TO BE DONE:
Repeat the material below word for word and leave out all pictures.

DATA SEGMENT:
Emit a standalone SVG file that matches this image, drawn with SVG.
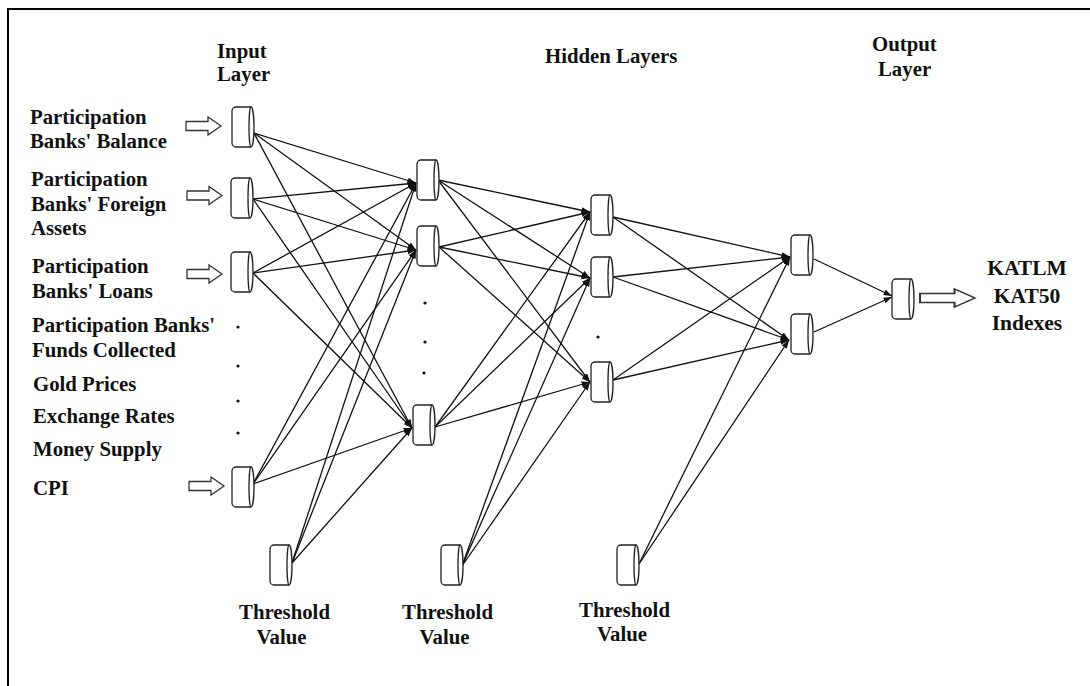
<svg xmlns="http://www.w3.org/2000/svg" xmlns:xlink="http://www.w3.org/1999/xlink" width="1090" height="686" viewBox="0 0 1090 686">
<style>
.t{font-family:"Liberation Serif","Times New Roman",serif;font-weight:bold;font-size:20.8px;fill:#111}
.k{font-size:21.5px}
.m{text-anchor:middle}
.cyl path{fill:#fff;stroke:#222;stroke-width:1.3}
.c line{stroke:#111;stroke-width:1.3;marker-end:url(#ah)}
.ha{fill:#fff;stroke:#333;stroke-width:1.3}
.dot{fill:#111}
</style>
<defs>
<marker id="ah" markerUnits="userSpaceOnUse" markerWidth="9" markerHeight="7" refX="8.5" refY="3.5" orient="auto"><path d="M0,0.5 L8.5,3.5 L0,6.5 Z" fill="#111"/></marker>
<g id="cyl" class="cyl"><path d="M4,0 H19 A3 20 0 0 1 19 40 H4 A4 4 0 0 1 0 36 V4 A4 4 0 0 1 4 0 Z"/><path d="M19,0 A2 20 0 0 0 19 40" fill="none"/></g>
<path id="harrow" class="ha" d="M0,-4.5 H22 V-9 L35,0 L22,9 V4.5 H0 Z"/>
</defs>
<rect width="1090" height="686" fill="#fff"/>
<path d="M8,686 V9 H1090" fill="none" stroke="#000" stroke-width="2"/>

<g id="titles">
<text class="t" x="217" y="58">Input</text>
<text class="t" x="217" y="81">Layer</text>
<text class="t" x="545" y="63">Hidden Layers</text>
<text class="t" x="872" y="51">Output</text>
<text class="t" x="878" y="76">Layer</text>
</g>

<g id="inputs-labels">
<text class="t" x="30" y="124">Participation</text>
<text class="t" x="30" y="148">Banks' Balance</text>
<text class="t" x="31" y="186">Participation</text>
<text class="t" x="31" y="211">Banks' Foreign</text>
<text class="t" x="31" y="235">Assets</text>
<text class="t" x="32" y="273">Participation</text>
<text class="t" x="32" y="298">Banks' Loans</text>
<text class="t" x="32" y="332">Participation Banks'</text>
<text class="t" x="32" y="357">Funds Collected</text>
<text class="t" x="33" y="391">Gold Prices</text>
<text class="t" x="33" y="423">Exchange Rates</text>
<text class="t" x="33" y="456">Money Supply</text>
<text class="t" x="33" y="495">CPI</text>
</g>

<g id="input-arrows">
<use xlink:href="#harrow" href="#harrow" transform="translate(186,126)"/>
<use xlink:href="#harrow" href="#harrow" transform="translate(187,195.5)"/>
<use xlink:href="#harrow" href="#harrow" transform="translate(187,274)"/>
<use xlink:href="#harrow" href="#harrow" transform="translate(189,486)"/>
</g>

<g id="connectors" class="c">
<line x1="254" y1="133" x2="416" y2="183"/>
<line x1="254" y1="133" x2="416" y2="250"/>
<line x1="254" y1="133" x2="412" y2="428"/>
<line x1="253" y1="199" x2="416" y2="183"/>
<line x1="253" y1="199" x2="416" y2="250"/>
<line x1="253" y1="199" x2="412" y2="428"/>
<line x1="253" y1="273" x2="416" y2="183"/>
<line x1="253" y1="273" x2="416" y2="250"/>
<line x1="253" y1="273" x2="412" y2="428"/>
<line x1="253" y1="484" x2="416" y2="183"/>
<line x1="253" y1="484" x2="416" y2="250"/>
<line x1="253" y1="484" x2="412" y2="428"/>
<line x1="292" y1="563" x2="416" y2="183"/>
<line x1="292" y1="563" x2="416" y2="250"/>
<line x1="292" y1="563" x2="412" y2="428"/>
<line x1="438" y1="180" x2="590" y2="212"/>
<line x1="438" y1="180" x2="590" y2="278"/>
<line x1="438" y1="180" x2="590" y2="382"/>
<line x1="439" y1="247" x2="590" y2="212"/>
<line x1="439" y1="247" x2="590" y2="278"/>
<line x1="439" y1="247" x2="590" y2="382"/>
<line x1="435" y1="427" x2="590" y2="212"/>
<line x1="435" y1="427" x2="590" y2="278"/>
<line x1="435" y1="427" x2="590" y2="382"/>
<line x1="462" y1="566" x2="590" y2="212"/>
<line x1="462" y1="566" x2="590" y2="278"/>
<line x1="462" y1="566" x2="590" y2="382"/>
<line x1="613" y1="217" x2="790" y2="257"/>
<line x1="613" y1="217" x2="789" y2="340"/>
<line x1="613" y1="277" x2="790" y2="257"/>
<line x1="613" y1="277" x2="789" y2="340"/>
<line x1="613" y1="380" x2="790" y2="257"/>
<line x1="613" y1="380" x2="789" y2="340"/>
<line x1="639" y1="564" x2="790" y2="257"/>
<line x1="639" y1="564" x2="789" y2="340"/>
<line x1="814" y1="259" x2="892" y2="296"/>
<line x1="814" y1="332" x2="892" y2="297"/>
</g>

<g id="in1"><use xlink:href="#cyl" href="#cyl" transform="translate(232,107)"/></g>
<g id="in2"><use xlink:href="#cyl" href="#cyl" transform="translate(231,178)"/></g>
<g id="in3"><use xlink:href="#cyl" href="#cyl" transform="translate(231,252)"/></g>
<g id="in4"><use xlink:href="#cyl" href="#cyl" transform="translate(232,467)"/></g>
<g id="in-dots" class="dot"><circle cx="238" cy="327" r="1.6"/><circle cx="238" cy="366" r="1.6"/><circle cx="238" cy="401" r="1.6"/><circle cx="238" cy="433" r="1.6"/></g>

<g id="h1n1"><use xlink:href="#cyl" href="#cyl" transform="translate(417,160)"/></g>
<g id="h1n2"><use xlink:href="#cyl" href="#cyl" transform="translate(417,226)"/></g>
<g id="h1n3"><use xlink:href="#cyl" href="#cyl" transform="translate(413,405)"/></g>
<g id="h1-dots" class="dot"><circle cx="425" cy="303" r="1.6"/><circle cx="425" cy="342" r="1.6"/><circle cx="424" cy="373" r="1.6"/></g>

<g id="h2n1"><use xlink:href="#cyl" href="#cyl" transform="translate(591,195)"/></g>
<g id="h2n2"><use xlink:href="#cyl" href="#cyl" transform="translate(591,257)"/></g>
<g id="h2n3"><use xlink:href="#cyl" href="#cyl" transform="translate(591,362)"/></g>
<g id="h2-dots" class="dot"><circle cx="598" cy="337" r="1.6"/></g>

<g id="o1"><use xlink:href="#cyl" href="#cyl" transform="translate(791,235)"/></g>
<g id="o2"><use xlink:href="#cyl" href="#cyl" transform="translate(791,314)"/></g>
<g id="final"><use xlink:href="#cyl" href="#cyl" transform="translate(892,279)"/></g>

<g id="t1"><use xlink:href="#cyl" href="#cyl" transform="translate(270,545)"/>
<text class="t m" x="284.5" y="619">Threshold</text><text class="t m" x="281.5" y="644">Value</text></g>
<g id="t2"><use xlink:href="#cyl" href="#cyl" transform="translate(441,545)"/>
<text class="t m" x="447.5" y="619">Threshold</text><text class="t m" x="444.5" y="644">Value</text></g>
<g id="t3"><use xlink:href="#cyl" href="#cyl" transform="translate(617,545)"/>
<text class="t m" x="624.5" y="617">Threshold</text><text class="t m" x="622" y="641">Value</text></g>

<g id="output">
<use xlink:href="#harrow" href="#harrow" transform="translate(920,298) scale(1.57,1)"/>
<text class="t k m" x="1027" y="275">KATLM</text>
<text class="t k m" x="1027" y="303">KAT50</text>
<text class="t k m" x="1027" y="330">Indexes</text>
</g>
</svg>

WRITTEN RESPONSE:
Emit a standalone SVG file that matches this image, drawn with SVG.
<svg xmlns="http://www.w3.org/2000/svg" xmlns:xlink="http://www.w3.org/1999/xlink" width="1090" height="686" viewBox="0 0 1090 686">
<style>
.t{font-family:"Liberation Serif","Times New Roman",serif;font-weight:bold;font-size:20.8px;fill:#111}
.k{font-size:21.5px}
.m{text-anchor:middle}
.cyl path{fill:#fff;stroke:#222;stroke-width:1.3}
.c line{stroke:#111;stroke-width:1.3;marker-end:url(#ah)}
.ha{fill:#fff;stroke:#333;stroke-width:1.3}
.dot{fill:#111}
</style>
<defs>
<marker id="ah" markerUnits="userSpaceOnUse" markerWidth="9" markerHeight="7" refX="8.5" refY="3.5" orient="auto"><path d="M0,0.5 L8.5,3.5 L0,6.5 Z" fill="#111"/></marker>
<g id="cyl" class="cyl"><path d="M4,0 H19 A3 20 0 0 1 19 40 H4 A4 4 0 0 1 0 36 V4 A4 4 0 0 1 4 0 Z"/><path d="M19,0 A2 20 0 0 0 19 40" fill="none"/></g>
<path id="harrow" class="ha" d="M0,-4.5 H22 V-9 L35,0 L22,9 V4.5 H0 Z"/>
</defs>
<rect width="1090" height="686" fill="#fff"/>
<path d="M8,686 V9 H1090" fill="none" stroke="#000" stroke-width="2"/>

<g id="titles">
<text class="t" x="217" y="58">Input</text>
<text class="t" x="217" y="81">Layer</text>
<text class="t" x="545" y="63">Hidden Layers</text>
<text class="t" x="872" y="51">Output</text>
<text class="t" x="878" y="76">Layer</text>
</g>

<g id="inputs-labels">
<text class="t" x="30" y="124">Participation</text>
<text class="t" x="30" y="148">Banks' Balance</text>
<text class="t" x="31" y="186">Participation</text>
<text class="t" x="31" y="211">Banks' Foreign</text>
<text class="t" x="31" y="235">Assets</text>
<text class="t" x="32" y="273">Participation</text>
<text class="t" x="32" y="298">Banks' Loans</text>
<text class="t" x="32" y="332">Participation Banks'</text>
<text class="t" x="32" y="357">Funds Collected</text>
<text class="t" x="33" y="391">Gold Prices</text>
<text class="t" x="33" y="423">Exchange Rates</text>
<text class="t" x="33" y="456">Money Supply</text>
<text class="t" x="33" y="495">CPI</text>
</g>

<g id="input-arrows">
<use xlink:href="#harrow" href="#harrow" transform="translate(186,126)"/>
<use xlink:href="#harrow" href="#harrow" transform="translate(187,195.5)"/>
<use xlink:href="#harrow" href="#harrow" transform="translate(187,274)"/>
<use xlink:href="#harrow" href="#harrow" transform="translate(189,486)"/>
</g>

<g id="connectors" class="c">
<line x1="254" y1="133" x2="416" y2="183"/>
<line x1="254" y1="133" x2="416" y2="250"/>
<line x1="254" y1="133" x2="412" y2="428"/>
<line x1="253" y1="199" x2="416" y2="183"/>
<line x1="253" y1="199" x2="416" y2="250"/>
<line x1="253" y1="199" x2="412" y2="428"/>
<line x1="253" y1="273" x2="416" y2="183"/>
<line x1="253" y1="273" x2="416" y2="250"/>
<line x1="253" y1="273" x2="412" y2="428"/>
<line x1="253" y1="484" x2="416" y2="183"/>
<line x1="253" y1="484" x2="416" y2="250"/>
<line x1="253" y1="484" x2="412" y2="428"/>
<line x1="292" y1="563" x2="416" y2="183"/>
<line x1="292" y1="563" x2="416" y2="250"/>
<line x1="292" y1="563" x2="412" y2="428"/>
<line x1="438" y1="180" x2="590" y2="212"/>
<line x1="438" y1="180" x2="590" y2="278"/>
<line x1="438" y1="180" x2="590" y2="382"/>
<line x1="439" y1="247" x2="590" y2="212"/>
<line x1="439" y1="247" x2="590" y2="278"/>
<line x1="439" y1="247" x2="590" y2="382"/>
<line x1="435" y1="427" x2="590" y2="212"/>
<line x1="435" y1="427" x2="590" y2="278"/>
<line x1="435" y1="427" x2="590" y2="382"/>
<line x1="462" y1="566" x2="590" y2="212"/>
<line x1="462" y1="566" x2="590" y2="278"/>
<line x1="462" y1="566" x2="590" y2="382"/>
<line x1="613" y1="217" x2="790" y2="257"/>
<line x1="613" y1="217" x2="789" y2="340"/>
<line x1="613" y1="277" x2="790" y2="257"/>
<line x1="613" y1="277" x2="789" y2="340"/>
<line x1="613" y1="380" x2="790" y2="257"/>
<line x1="613" y1="380" x2="789" y2="340"/>
<line x1="639" y1="564" x2="790" y2="257"/>
<line x1="639" y1="564" x2="789" y2="340"/>
<line x1="814" y1="259" x2="892" y2="296"/>
<line x1="814" y1="332" x2="892" y2="297"/>
</g>

<g id="in1"><use xlink:href="#cyl" href="#cyl" transform="translate(232,107)"/></g>
<g id="in2"><use xlink:href="#cyl" href="#cyl" transform="translate(231,178)"/></g>
<g id="in3"><use xlink:href="#cyl" href="#cyl" transform="translate(231,252)"/></g>
<g id="in4"><use xlink:href="#cyl" href="#cyl" transform="translate(232,467)"/></g>
<g id="in-dots" class="dot"><circle cx="238" cy="327" r="1.6"/><circle cx="238" cy="366" r="1.6"/><circle cx="238" cy="401" r="1.6"/><circle cx="238" cy="433" r="1.6"/></g>

<g id="h1n1"><use xlink:href="#cyl" href="#cyl" transform="translate(417,160)"/></g>
<g id="h1n2"><use xlink:href="#cyl" href="#cyl" transform="translate(417,226)"/></g>
<g id="h1n3"><use xlink:href="#cyl" href="#cyl" transform="translate(413,405)"/></g>
<g id="h1-dots" class="dot"><circle cx="425" cy="303" r="1.6"/><circle cx="425" cy="342" r="1.6"/><circle cx="424" cy="373" r="1.6"/></g>

<g id="h2n1"><use xlink:href="#cyl" href="#cyl" transform="translate(591,195)"/></g>
<g id="h2n2"><use xlink:href="#cyl" href="#cyl" transform="translate(591,257)"/></g>
<g id="h2n3"><use xlink:href="#cyl" href="#cyl" transform="translate(591,362)"/></g>
<g id="h2-dots" class="dot"><circle cx="598" cy="337" r="1.6"/></g>

<g id="o1"><use xlink:href="#cyl" href="#cyl" transform="translate(791,235)"/></g>
<g id="o2"><use xlink:href="#cyl" href="#cyl" transform="translate(791,314)"/></g>
<g id="final"><use xlink:href="#cyl" href="#cyl" transform="translate(892,279)"/></g>

<g id="t1"><use xlink:href="#cyl" href="#cyl" transform="translate(270,545)"/>
<text class="t m" x="284.5" y="619">Threshold</text><text class="t m" x="281.5" y="644">Value</text></g>
<g id="t2"><use xlink:href="#cyl" href="#cyl" transform="translate(441,545)"/>
<text class="t m" x="447.5" y="619">Threshold</text><text class="t m" x="444.5" y="644">Value</text></g>
<g id="t3"><use xlink:href="#cyl" href="#cyl" transform="translate(617,545)"/>
<text class="t m" x="624.5" y="617">Threshold</text><text class="t m" x="622" y="641">Value</text></g>

<g id="output">
<use xlink:href="#harrow" href="#harrow" transform="translate(920,298) scale(1.57,1)"/>
<text class="t k m" x="1027" y="275">KATLM</text>
<text class="t k m" x="1027" y="303">KAT50</text>
<text class="t k m" x="1027" y="330">Indexes</text>
</g>
</svg>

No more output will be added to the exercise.